As three-sentence summaries go, this captures quite a bit.
Senate Republican leader Mitch McConnell said “there will have to be a deal” on raising the nation’s debt limit before August, when the country will be unable to pay its bills. But he said the deal will have to include significant spending cuts.
“To get my vote we’d have to do something significant both short term and long term and long term means Medicare and Medicaid” cuts, McConnell said.
Right. McConnell knows there has to be a deal, but he continues to argue that he’s prepared to help kill a deal. The hostage taker knows he can’t pull the trigger, wants to maintain the pretense that he may end up shooting anyway. Policymakers don’t really have a choice, McConnell implicitly concedes, but he’s creating one anyway.
In the meantime JPMorgan Chase & Co. CEO Jamie Dimon, who isn’t exactly an ally of the Obama administration, continues to press the line that Republican-mandated default would be “potentially catastrophic” to the U.S. economy.
Apparently, McConnell agrees, but is willing to create the catastrophe anyway unless Democrats cut Medicare to his satisfaction.

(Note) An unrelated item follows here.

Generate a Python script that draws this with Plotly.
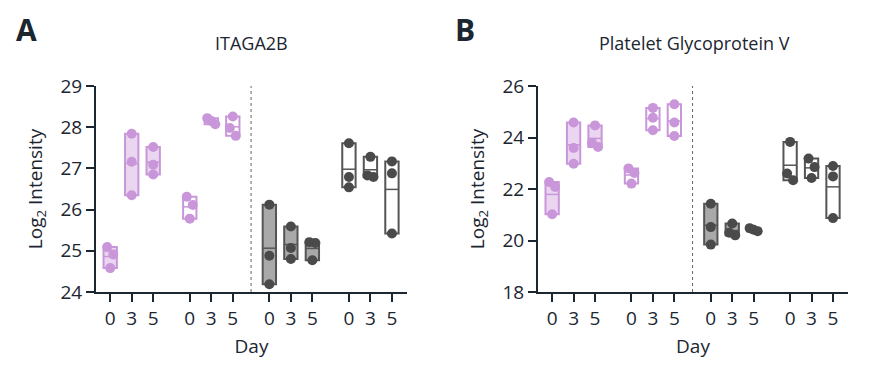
import plotly.graph_objects as go

# ---------------- data ----------------
days = ["0", "3", "5"]

# Panel A: ITAGA2B (three replicates per day)
itga_purple_filled = [[25.09, 24.91, 24.58], [27.84, 27.16, 26.35], [27.52, 27.09, 26.85]]
itga_purple_open = [[26.31, 26.11, 25.78], [28.22, 28.15, 28.07], [28.26, 27.98, 27.79]]
itga_grey_filled = [[26.12, 24.88, 24.19], [25.59, 25.07, 24.80], [25.21, 25.19, 24.77]]
itga_grey_open = [[27.61, 26.79, 26.54], [27.28, 26.83, 26.79], [27.17, 26.88, 25.42]]

# Panel B: Platelet Glycoprotein V
gp5_purple_filled = [[22.27, 22.08, 21.02], [24.58, 23.59, 22.98], [24.47, 23.79, 23.63]]
gp5_purple_open = [[22.80, 22.62, 22.21], [25.15, 24.77, 24.28], [25.29, 24.58, 24.06]]
gp5_grey_filled = [[21.43, 20.52, 19.84], [20.66, 20.30, 20.20], [20.48, 20.42, 20.36]]
gp5_grey_open = [[23.83, 22.60, 22.34], [23.18, 22.85, 22.43], [22.89, 22.49, 20.87]]

# ---------------- styles ----------------
PURPLE = "#c996d9"
PURPLE_FILL = "#ead6f0"
GREY_PT = "#4a4a4a"
GREY_LINE = "#555555"
GREY_FILL = "#a9a9a9"
AX = "#1b2631"
FONT = "Open Sans"

styles = [
    dict(pt=PURPLE, line=PURPLE, fill=PURPLE_FILL),
    dict(pt=PURPLE, line=PURPLE, fill="white"),
    dict(pt=GREY_PT, line=GREY_LINE, fill=GREY_FILL),
    dict(pt=GREY_PT, line=GREY_LINE, fill="white"),
]

GROUP_STEP = 3.7
BOX_W = 0.62
PX_PER_X = 21.5


def spread(vals, px_per_unit):
    """Horizontal offsets for overlapping points (in x units)."""
    order = sorted(range(len(vals)), key=lambda i: -vals[i])
    offs = [0.0] * len(vals)
    clusters = [[order[0]]]
    for i in order[1:]:
        if (vals[clusters[-1][-1]] - vals[i]) * px_per_unit < 9:
            clusters[-1].append(i)
        else:
            clusters.append([i])
    for c in clusters:
        n = len(c)
        if n == 2:
            pat = [-3, 3]
        elif n == 3:
            pat = [-4, 0, 4]
        else:
            pat = [0]
        for k, i in enumerate(c):
            offs[i] = pat[k] / PX_PER_X
    return offs


fig = go.Figure()


def add_panel(groups, xa, ya, px_per_unit):
    xr = "x" if xa == "xaxis" else "x2"
    yr = "y" if ya == "yaxis" else "y2"
    for g, (grp, st) in enumerate(zip(groups, styles)):
        xs = [g * GROUP_STEP + d for d in range(len(days))]
        lo = [min(v) for v in grp]
        hi = [max(v) for v in grp]
        fig.add_trace(go.Bar(
            x=xs, y=[h - l for h, l in zip(hi, lo)], base=lo, width=BOX_W,
            marker=dict(color=st["fill"], line=dict(color=st["line"], width=2)),
            xaxis=xr, yaxis=yr, showlegend=False, hoverinfo="skip"))
        mx, my = [], []
        for x, v in zip(xs, grp):
            m = sum(v) / len(v)
            mx += [x - BOX_W / 2, x + BOX_W / 2, None]
            my += [m, m, None]
        fig.add_trace(go.Scatter(
            x=mx, y=my, mode="lines", line=dict(color=st["line"], width=1.5),
            xaxis=xr, yaxis=yr, showlegend=False, hoverinfo="skip"))
        px, py = [], []
        for x, v in zip(xs, grp):
            for o, val in zip(spread(v, px_per_unit), v):
                px.append(x + o)
                py.append(val)
        fig.add_trace(go.Scatter(
            x=px, y=py, mode="markers",
            marker=dict(color=st["pt"], size=10, line=dict(width=0)),
            xaxis=xr, yaxis=yr, showlegend=False))


add_panel([itga_purple_filled, itga_purple_open, itga_grey_filled, itga_grey_open],
          "xaxis", "yaxis", 41.2)
add_panel([gp5_purple_filled, gp5_purple_open, gp5_grey_filled, gp5_grey_open],
          "xaxis2", "yaxis2", 25.75)

tickvals = [g * GROUP_STEP + d for g in range(4) for d in range(len(days))]
ticktext = days * 4

xcommon = dict(
    range=[-0.66, 13.8], tickvals=tickvals, ticktext=ticktext,
    showline=True, linecolor=AX, linewidth=2, ticks="outside", ticklen=8,
    tickwidth=2, tickcolor=AX, showgrid=False, zeroline=False,
    tickfont=dict(family=FONT, size=19, color=AX),
    title=dict(text="Day", font=dict(family=FONT, size=19, color=AX), standoff=10),
)
ycommon = dict(
    showline=True, linecolor=AX, linewidth=2, ticks="outside", ticklen=8,
    tickwidth=2, tickcolor=AX, showgrid=False, zeroline=False,
    tickfont=dict(family=FONT, size=19, color=AX),
    title=dict(text="Log<sub>2</sub> Intensity", font=dict(family=FONT, size=19, color=AX),
               standoff=13),
)

fig.update_layout(
    width=869, height=371,
    margin=dict(l=0, r=0, t=78, b=87),
    paper_bgcolor="white", plot_bgcolor="white",
    barmode="overlay",
    xaxis=dict(domain=[88 / 869, 399 / 869], anchor="y", **xcommon),
    xaxis2=dict(domain=[530 / 869, 840 / 869], anchor="y2", **xcommon),
    yaxis=dict(domain=[0, 1], anchor="x", range=[24, 29], tickvals=[24, 25, 26, 27, 28, 29], **ycommon),
    yaxis2=dict(domain=[0, 1], anchor="x2", range=[18, 26], tickvals=[18, 20, 22, 24, 26], **ycommon),
    shapes=[
        dict(type="line", xref="x", yref="y domain", x0=6.55, x1=6.55, y0=0, y1=1,
             line=dict(color="#666666", width=1, dash="dot")),
        dict(type="line", xref="x2", yref="y2 domain", x0=6.55, x1=6.55, y0=0, y1=1,
             line=dict(color="#666666", width=1, dash="dot")),
    ],
    annotations=[
        dict(text="<b>A</b>", xref="paper", yref="paper", x=18 / 869, y=(284 - 22) / 206,
             xanchor="center", yanchor="middle", showarrow=False, borderpad=0,
             font=dict(family=FONT, size=30, color=AX)),
        dict(text="<b>B</b>", xref="paper", yref="paper", x=457 / 869, y=(284 - 22) / 206,
             xanchor="center", yanchor="middle", showarrow=False, borderpad=0,
             font=dict(family=FONT, size=30, color=AX)),
        dict(text="ITAGA2B", xref="paper", yref="paper", x=243.5 / 869, y=(284 - 35) / 206,
             xanchor="center", yanchor="middle", showarrow=False,
             font=dict(family=FONT, size=18, color=AX)),
        dict(text="Platelet Glycoprotein V", xref="paper", yref="paper", x=686 / 869, y=(284 - 35) / 206,
             xanchor="center", yanchor="middle", showarrow=False,
             font=dict(family=FONT, size=18, color=AX)),
    ],
)

fig.write_html("out.html")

Making matters slightly worse, a growing number of congressional Republicans are “under the spell of an unorthodox group of financial experts who dispute the views of their peers and say that the U.S. could default briefly on debt payments without major, lasting consequences to the U.S. economy and international markets.”
All available evidence suggests they’re completely wrong.
Druckenmiller did not immediately respond to a request for comment. But the ascent of his view alarms everyone from industry insiders to Treasury officials to economists, conservative and liberal, to non-partisan analysts who say the consequences of the U.S. missing even a single interest payment to a debt-holder would be catastrophic — even if it was followed immediately by a legislative course correction.
“The U.S. dollar would be among the first casualties. If hot money were to flee what was once its safest haven, the dollar would sink and U.S. interest rates would rise,” writes Princeton economist, and former Fed Chairman Alan Blinder, also in the Wall Street Journal. “The latter could lead us back into recession.”
It’s not that investors would no longer have faith in the U.S. government’s technical ability to pay its bills. Nobody doubts that the U.S. can in theory manage its debt for years on the current fiscal trajectory before running into trouble with the markets. The fear is that buyers of U.S. debt would have to consider a new, previously unthinkable risk — that the country’s political system is too dysfunctional to set brinksmanship aside and steward the economy responsibly.